I wonder this too. My guess is that he did not like "heavyweight" branching and the lack of cherry-pick/rebase. At any rate that is why I didn't like it back then.
Sun Microsystems (RIP) back then went with Mercurial instead of Git mainly because Mercurial had better support for file renames than Git did, but at Sun we used a rebase workflow with Mercurial even though Mercurial didn't have a rebase command. Sun had been using a rebase workflow since 1992. Rebase with Mercurial was wonky, but we were used to wonky workflows with Teamware anyways. Going with Mercurial was a mistake. Idk what Oracle does now internally, but I bet they use Git. Illumos uses Git.
Git ignored that particular Gordian knot by ignoring it. Many VCSs agonised over file identity. They overestimated the importance and underestimated its difficulty. It's basically impossible in the general sense.
Ah, right, at Sun we used MQ. But anyways, just glancing at the hg evolve docs I'm unconvinced. And anyways, it's an "extension". Mercurial fought rebase for a long time, and they did dumb things like "rebase is non-interactive, and histedit is for when you want to edit the history".
And that is partly why Mercurial lost. They insisted on being opinionated about workflows being merge-based. Git is not opinionated. Git lets you use merge workflows if you like that, and rebase workflows if you like that, and none of this judgment about devs editing local history -- how dare the VCS tell me what to do with my local history?!
A lot of things in Mercurial kind of geared you towards using it more like Subversion was used. You pretty much could use Mercurial just like git was, and is, used, but the defaults didn't guide you to that direction.
One bigger difference I can think of is, Mercurial has permanently named branched (branch name is written in the commit), whereas in git branches are just named pointers. Mercurial got bookmarks in 2008 as an extension, and added to the core in 2011. If you used unnamed branches and bookmarks, you could use Mercurial exactly like git. But git was published in 2005.

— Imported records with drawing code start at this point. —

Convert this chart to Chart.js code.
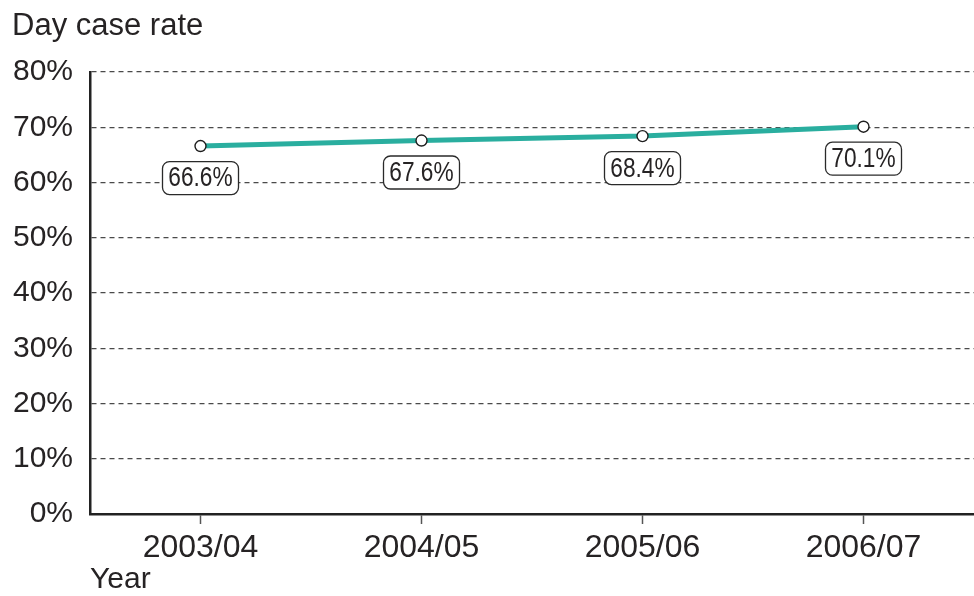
<!DOCTYPE html>
<html>
<head>
<meta charset="utf-8">
<script src="https://cdn.jsdelivr.net/npm/chart.js@4"></script>
<style>
  html, body { margin: 0; padding: 0; background: #ffffff; }
  #wrap { position: relative; width: 974px; height: 596px; }
</style>
</head>
<body>
<div id="wrap"><canvas id="c" width="974" height="596"></canvas></div>
<script>
// Day case rate by financial year
const years = ['2003/04', '2004/05', '2005/06', '2006/07'];
const dayCaseRate = [66.6, 67.6, 68.4, 70.1];
const rateTicks = [0, 10, 20, 30, 40, 50, 60, 70, 80];

const TEXT = '#262324';
const FONT = '"Liberation Sans", Arial, Helvetica, sans-serif';

// Title in the top-left corner
const titlePlugin = {
  id: 'topTitle',
  afterDraw(chart) {
    const ctx = chart.ctx;
    ctx.save();
    ctx.fillStyle = TEXT;
    ctx.font = '31px ' + FONT;
    ctx.textAlign = 'left';
    ctx.textBaseline = 'alphabetic';
    ctx.fillText('Day case rate', 12, 35);
    ctx.restore();
  }
};

// Boxed value labels beneath each point
const valueBoxes = {
  id: 'valueBoxes',
  afterDatasetsDraw(chart) {
    const ctx = chart.ctx;
    const meta = chart.getDatasetMeta(0);
    const values = chart.data.datasets[0].data;
    meta.data.forEach((pt, i) => {
      const text = values[i].toFixed(1) + '%';
      const cx = pt.x;
      const cy = pt.y + 32;
      const w = 76, h = 33, r = 7;
      ctx.save();
      ctx.beginPath();
      ctx.roundRect(cx - w / 2, cy - h / 2, w, h, r);
      ctx.fillStyle = '#ffffff';
      ctx.fill();
      ctx.lineWidth = 1.3;
      ctx.strokeStyle = '#2a2a2a';
      ctx.stroke();
      ctx.translate(cx, cy + 1);
      ctx.scale(0.84, 1);
      ctx.fillStyle = TEXT;
      ctx.font = '27px ' + FONT;
      ctx.textAlign = 'center';
      ctx.textBaseline = 'middle';
      ctx.fillText(text, 0, 0);
      ctx.restore();
    });
  }
};

new Chart(document.getElementById('c'), {
  type: 'line',
  data: {
    labels: years,
    datasets: [{
      data: dayCaseRate,
      borderColor: '#2aae9f',
      borderWidth: 5,
      tension: 0,
      pointRadius: 5.5,
      pointBackgroundColor: '#ffffff',
      pointBorderColor: '#1e1e1e',
      pointBorderWidth: 1.4,
      clip: false
    }]
  },
  options: {
    responsive: false,
    animation: false,
    devicePixelRatio: 1,
    layout: { autoPadding: false, padding: { top: 72, right: 0, left: 0, bottom: 0 } },
    plugins: {
      legend: { display: false },
      tooltip: { enabled: false }
    },
    scales: {
      x: {
        type: 'category',
        offset: true,
        afterFit(scale) { scale.height = 82; },
        border: { display: true, color: '#222222', width: 2.5 },
        grid: {
          drawOnChartArea: false,
          drawTicks: true,
          tickLength: 10,
          tickColor: '#555555',
          tickWidth: 1.5
        },
        ticks: {
          color: TEXT,
          font: { family: FONT, size: 32 },
          padding: 5,
          maxRotation: 0
        },
        title: {
          display: true,
          text: 'Year',
          align: 'start',
          color: TEXT,
          font: { family: FONT, size: 30, lineHeight: 1.0 },
          padding: { top: 0, bottom: 1 }
        }
      },
      y: {
        min: 0,
        max: 80,
        afterFit(scale) { scale.width = 90; },
        afterBuildTicks(scale) { scale.ticks = rateTicks.map(v => ({ value: v })); },
        border: { display: true, color: '#222222', width: 2.5, dash: [5, 4] },
        grid: {
          drawTicks: false,
          color: '#4a4a4a',
          lineWidth: 1.2
        },
        ticks: {
          color: TEXT,
          font: { family: FONT, size: 30 },
          padding: 17,
          callback: v => v + '%'
        }
      }
    }
  },
  plugins: [titlePlugin, valueBoxes]
});
</script>
</body>
</html>
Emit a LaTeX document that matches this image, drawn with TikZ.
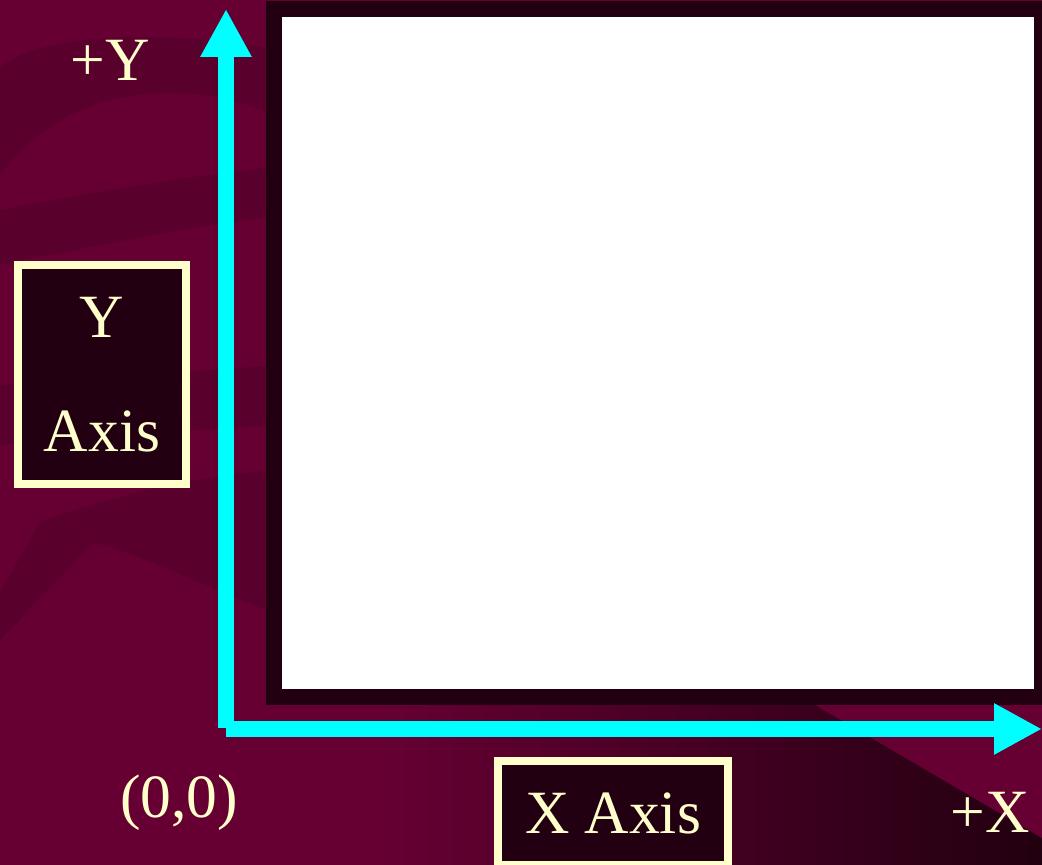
\documentclass[tikz,border=0pt]{standalone}
\usepackage{fontspec}
\setmainfont{Liberation Serif}
\usepackage{xcolor}
\definecolor{SLDbase}{HTML}{660033}
\definecolor{SLDband}{HTML}{5A002D}
\definecolor{SLDdeep}{HTML}{220010}
\definecolor{SLDframe}{HTML}{230011}
\definecolor{SLDcyan}{HTML}{00FFFF}
\definecolor{SLDcream}{HTML}{FFFFCC}
\usepackage{tikz}
\usetikzlibrary{arrows.meta, positioning}

\tikzset{
  axisarrow/.style={-{Triangle[length=0.96cm, width=0.96cm]}, SLDcyan, line width=0.32cm},
  axislabel/.style={text=SLDcream, inner sep=0pt, font=\fontsize{35}{65}\selectfont},
  labelbox/.style={axislabel, draw=SLDcream, fill=SLDframe, line width=0.16cm, align=center},
  screen/.style={draw=SLDframe, fill=white, line width=0.32cm}
}

\begin{document}
\begin{tikzpicture}
  \useasboundingbox (0,0) rectangle (20.84,17.3);
  \clip (0,0) rectangle (20.84,17.3);

  % slide background with its swirls
  \fill[SLDbase] (0,0) rectangle (20.84,17.3);
  \fill[SLDband] (0,15.96) .. controls (0.8,16.6) and (3,16.75) .. (5.6,16.3)
    -- (5.6,14.95) .. controls (4,15.7) and (1.5,15.8) .. (0,13.8) -- cycle;
  \fill[SLDband] (0,13.1) .. controls (2,13.5) and (4,13.8) .. (5.6,13.98)
    -- (5.6,12.98) .. controls (4,12.8) and (2,12.4) .. (0,12.0) -- cycle;
  \fill[SLDband] (0,9.6) .. controls (2,9.7) and (4,9.9) .. (5.6,10.0)
    -- (5.6,8.8) .. controls (4,8.7) and (2,8.6) .. (0,8.4) -- cycle;
  \fill[SLDband] (0,5.46) -- (0.8,6.86) .. controls (2,7.3) and (3.8,7.8) .. (5.6,7.9)
    -- (5.6,5.0) .. controls (4,5.6) and (2.6,6.3) .. (1.86,6.44) -- (0,4.5) -- cycle;

  % darker corner bottom right
  \fill[left color=SLDbase, right color=SLDdeep] (7.6,0) rectangle (20.84,3.3);
  \fill[SLDbase] (16.13,3.3) -- (20.84,3.3) -- (20.84,0.54) -- cycle;

  % the empty screen
  \node[screen, minimum width=15.36cm, minimum height=13.76cm] (screen) at (13.16,10.24) {};

  % axes
  \coordinate (yfoot) at (4.52,2.74);
  \coordinate (ytip) at (4.52,17.12);
  \coordinate (xfoot) at (4.52,2.72);
  \coordinate (xtip) at (20.84,2.72);
  \draw[axisarrow] (yfoot) -- (ytip);
  \draw[axisarrow] (xfoot) -- (xtip);

  % labels
  \node[axislabel, anchor=base] (plusy) at (2.21,15.68) {+Y};
  \node[axislabel, anchor=base] (origin) at (3.58,0.94) {(0,0)};
  \node[axislabel, anchor=base] (plusx) at (19.81,0.64) {+X};

  \node[labelbox, minimum width=3.36cm, minimum height=4.38cm] (yaxisbox) at (2.04,9.81) {Y\\Axis};
  \node[labelbox, minimum width=4.6cm, minimum height=2.08cm] (xaxisbox) at (12.26,1.04) {X Axis};
\end{tikzpicture}
\end{document}
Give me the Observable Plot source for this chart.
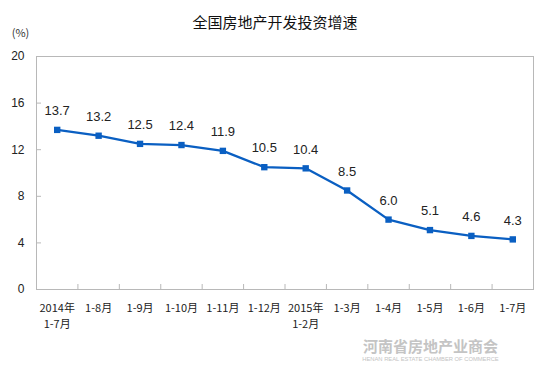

Another is git's staging area. You can get pretty much the same functionality with repeatedly using `hg commit --amend` but again, in git the default gears you towards using the staging approach, in Mercurial you have specifically search for a way to get it to function this way.
I may be misremembering but c vs python was a part of it. I don't think Linus thought too highly of python, or any interpreted languages, except shell perhaps, and didn't want to deal with installing and managing python packages.
> and didn't want to deal with installing and managing python packages.
Based on the fact that ecosystem torpedoed an entire major version of the language, and that there are a bazillion competing and incompatible dep managers, it seems that bet turned out well
Sun Microsystems (RIP) back then went with Mercurial instead of Git mainly because Mercurial had better support for file renames than Git did, but at Sun we used a rebase workflow with Mercurial even though Mercurial didn't have a rebase command. Sun had been using a rebase workflow since 1992. Rebase with Mercurial was wonky, but we were used to wonky workflows with Teamware anyways. Going with Mercurial was a mistake. Idk what Oracle does now internally, but I bet they use Git. Illumos uses Git.